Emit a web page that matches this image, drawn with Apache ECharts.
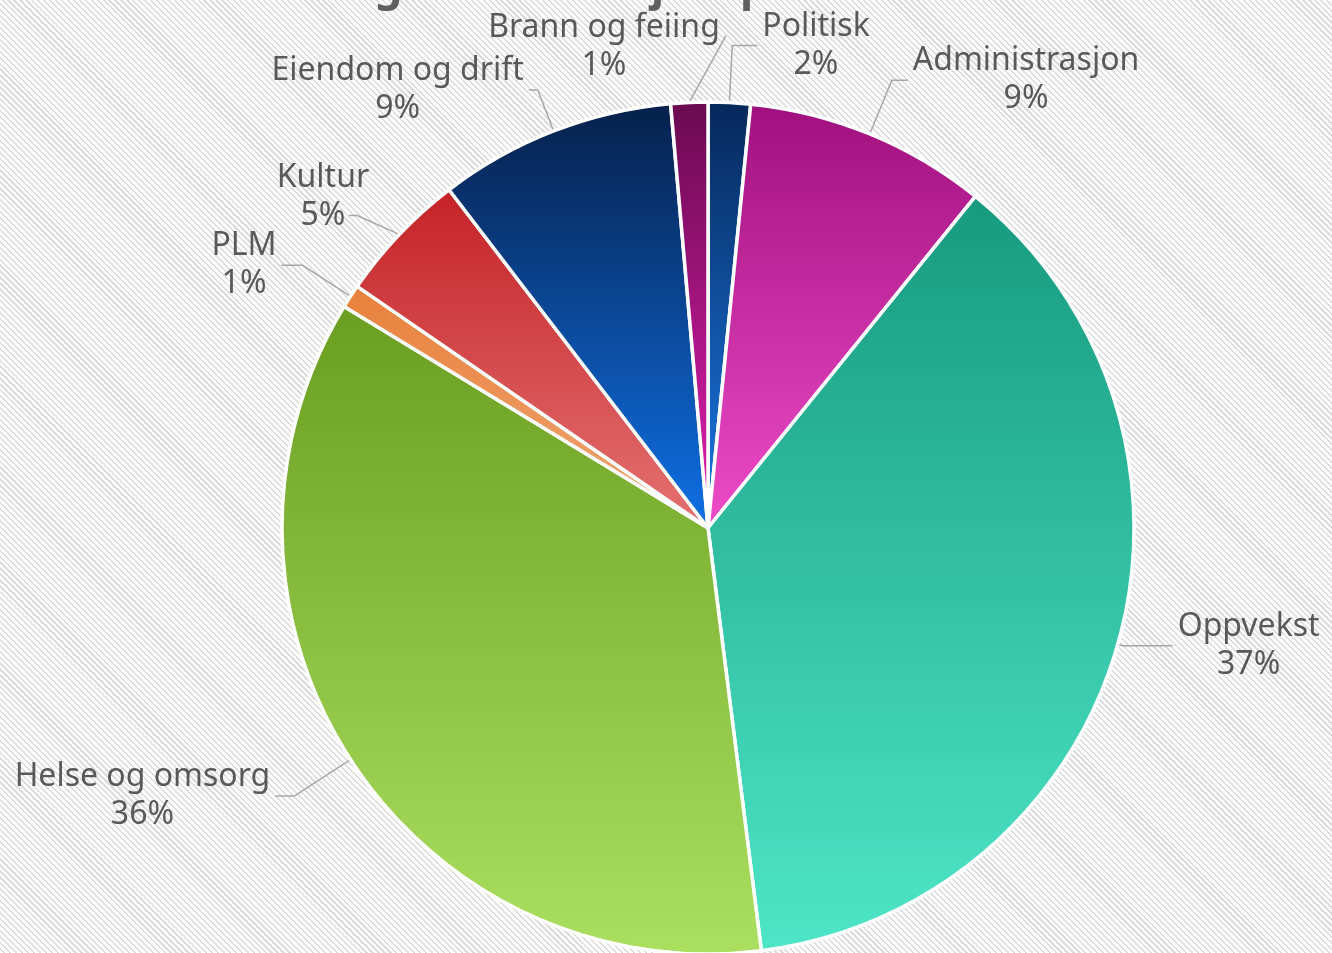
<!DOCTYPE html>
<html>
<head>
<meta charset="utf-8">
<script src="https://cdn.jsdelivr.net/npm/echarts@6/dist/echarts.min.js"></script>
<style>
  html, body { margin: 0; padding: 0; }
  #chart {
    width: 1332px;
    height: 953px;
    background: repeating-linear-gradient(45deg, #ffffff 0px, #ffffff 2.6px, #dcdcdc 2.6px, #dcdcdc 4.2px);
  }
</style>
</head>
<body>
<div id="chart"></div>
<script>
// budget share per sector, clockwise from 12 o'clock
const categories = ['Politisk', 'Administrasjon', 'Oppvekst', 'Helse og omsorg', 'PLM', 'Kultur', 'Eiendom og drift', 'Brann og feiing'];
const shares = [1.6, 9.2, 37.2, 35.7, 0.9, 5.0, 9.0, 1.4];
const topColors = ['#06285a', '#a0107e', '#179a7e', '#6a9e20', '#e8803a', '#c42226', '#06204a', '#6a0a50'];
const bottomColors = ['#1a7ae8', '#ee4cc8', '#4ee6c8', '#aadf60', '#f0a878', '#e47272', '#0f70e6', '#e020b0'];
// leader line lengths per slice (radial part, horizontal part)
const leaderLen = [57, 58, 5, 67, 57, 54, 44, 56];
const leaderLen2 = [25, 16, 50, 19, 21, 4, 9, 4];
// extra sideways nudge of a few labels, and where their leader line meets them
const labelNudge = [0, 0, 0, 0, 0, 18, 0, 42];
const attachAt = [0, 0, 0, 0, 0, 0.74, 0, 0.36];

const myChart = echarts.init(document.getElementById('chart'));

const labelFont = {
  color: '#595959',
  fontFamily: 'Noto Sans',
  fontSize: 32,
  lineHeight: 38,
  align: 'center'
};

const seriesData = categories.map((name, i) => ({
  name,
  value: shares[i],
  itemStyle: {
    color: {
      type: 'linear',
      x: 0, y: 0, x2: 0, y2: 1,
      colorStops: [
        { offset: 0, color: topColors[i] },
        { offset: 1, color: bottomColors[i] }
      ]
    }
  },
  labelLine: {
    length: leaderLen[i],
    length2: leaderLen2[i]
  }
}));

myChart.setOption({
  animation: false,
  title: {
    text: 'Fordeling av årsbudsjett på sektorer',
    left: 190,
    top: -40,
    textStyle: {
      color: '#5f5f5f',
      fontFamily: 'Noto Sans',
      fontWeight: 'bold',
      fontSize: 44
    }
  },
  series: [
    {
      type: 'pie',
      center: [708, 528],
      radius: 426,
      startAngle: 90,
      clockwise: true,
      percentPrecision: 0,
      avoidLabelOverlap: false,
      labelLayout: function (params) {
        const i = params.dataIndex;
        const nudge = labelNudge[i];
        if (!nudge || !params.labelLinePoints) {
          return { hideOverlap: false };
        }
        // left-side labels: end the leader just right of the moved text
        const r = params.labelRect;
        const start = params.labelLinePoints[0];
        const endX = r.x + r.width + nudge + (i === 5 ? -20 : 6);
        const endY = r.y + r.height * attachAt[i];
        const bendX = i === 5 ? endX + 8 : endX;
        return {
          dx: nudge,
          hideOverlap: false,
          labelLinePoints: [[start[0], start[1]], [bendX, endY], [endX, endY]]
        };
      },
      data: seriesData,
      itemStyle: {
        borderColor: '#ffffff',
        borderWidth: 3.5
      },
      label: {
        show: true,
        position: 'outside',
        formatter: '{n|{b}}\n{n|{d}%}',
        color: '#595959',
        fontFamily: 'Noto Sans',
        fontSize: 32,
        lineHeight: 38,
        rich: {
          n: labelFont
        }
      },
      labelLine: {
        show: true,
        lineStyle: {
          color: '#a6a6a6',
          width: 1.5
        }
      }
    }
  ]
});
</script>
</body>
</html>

_ _ _ _ _ _ _

• **Aim**:
Repeat the data exactly, without the pictures.

• **Expected output**:
Emit a web page that matches this image, drawn with Apache ECharts.
<!DOCTYPE html>
<html>
<head>
<meta charset="utf-8">
<script src="https://cdn.jsdelivr.net/npm/echarts@6/dist/echarts.min.js"></script>
<style>
  html, body { margin: 0; padding: 0; }
  #chart {
    width: 1332px;
    height: 953px;
    background: repeating-linear-gradient(45deg, #ffffff 0px, #ffffff 2.6px, #dcdcdc 2.6px, #dcdcdc 4.2px);
  }
</style>
</head>
<body>
<div id="chart"></div>
<script>
// budget share per sector, clockwise from 12 o'clock
const categories = ['Politisk', 'Administrasjon', 'Oppvekst', 'Helse og omsorg', 'PLM', 'Kultur', 'Eiendom og drift', 'Brann og feiing'];
const shares = [1.6, 9.2, 37.2, 35.7, 0.9, 5.0, 9.0, 1.4];
const topColors = ['#06285a', '#a0107e', '#179a7e', '#6a9e20', '#e8803a', '#c42226', '#06204a', '#6a0a50'];
const bottomColors = ['#1a7ae8', '#ee4cc8', '#4ee6c8', '#aadf60', '#f0a878', '#e47272', '#0f70e6', '#e020b0'];
// leader line lengths per slice (radial part, horizontal part)
const leaderLen = [57, 58, 5, 67, 57, 54, 44, 56];
const leaderLen2 = [25, 16, 50, 19, 21, 4, 9, 4];
// extra sideways nudge of a few labels, and where their leader line meets them
const labelNudge = [0, 0, 0, 0, 0, 18, 0, 42];
const attachAt = [0, 0, 0, 0, 0, 0.74, 0, 0.36];

const myChart = echarts.init(document.getElementById('chart'));

const labelFont = {
  color: '#595959',
  fontFamily: 'Noto Sans',
  fontSize: 32,
  lineHeight: 38,
  align: 'center'
};

const seriesData = categories.map((name, i) => ({
  name,
  value: shares[i],
  itemStyle: {
    color: {
      type: 'linear',
      x: 0, y: 0, x2: 0, y2: 1,
      colorStops: [
        { offset: 0, color: topColors[i] },
        { offset: 1, color: bottomColors[i] }
      ]
    }
  },
  labelLine: {
    length: leaderLen[i],
    length2: leaderLen2[i]
  }
}));

myChart.setOption({
  animation: false,
  title: {
    text: 'Fordeling av årsbudsjett på sektorer',
    left: 190,
    top: -40,
    textStyle: {
      color: '#5f5f5f',
      fontFamily: 'Noto Sans',
      fontWeight: 'bold',
      fontSize: 44
    }
  },
  series: [
    {
      type: 'pie',
      center: [708, 528],
      radius: 426,
      startAngle: 90,
      clockwise: true,
      percentPrecision: 0,
      avoidLabelOverlap: false,
      labelLayout: function (params) {
        const i = params.dataIndex;
        const nudge = labelNudge[i];
        if (!nudge || !params.labelLinePoints) {
          return { hideOverlap: false };
        }
        // left-side labels: end the leader just right of the moved text
        const r = params.labelRect;
        const start = params.labelLinePoints[0];
        const endX = r.x + r.width + nudge + (i === 5 ? -20 : 6);
        const endY = r.y + r.height * attachAt[i];
        const bendX = i === 5 ? endX + 8 : endX;
        return {
          dx: nudge,
          hideOverlap: false,
          labelLinePoints: [[start[0], start[1]], [bendX, endY], [endX, endY]]
        };
      },
      data: seriesData,
      itemStyle: {
        borderColor: '#ffffff',
        borderWidth: 3.5
      },
      label: {
        show: true,
        position: 'outside',
        formatter: '{n|{b}}\n{n|{d}%}',
        color: '#595959',
        fontFamily: 'Noto Sans',
        fontSize: 32,
        lineHeight: 38,
        rich: {
          n: labelFont
        }
      },
      labelLine: {
        show: true,
        lineStyle: {
          color: '#a6a6a6',
          width: 1.5
        }
      }
    }
  ]
});
</script>
</body>
</html>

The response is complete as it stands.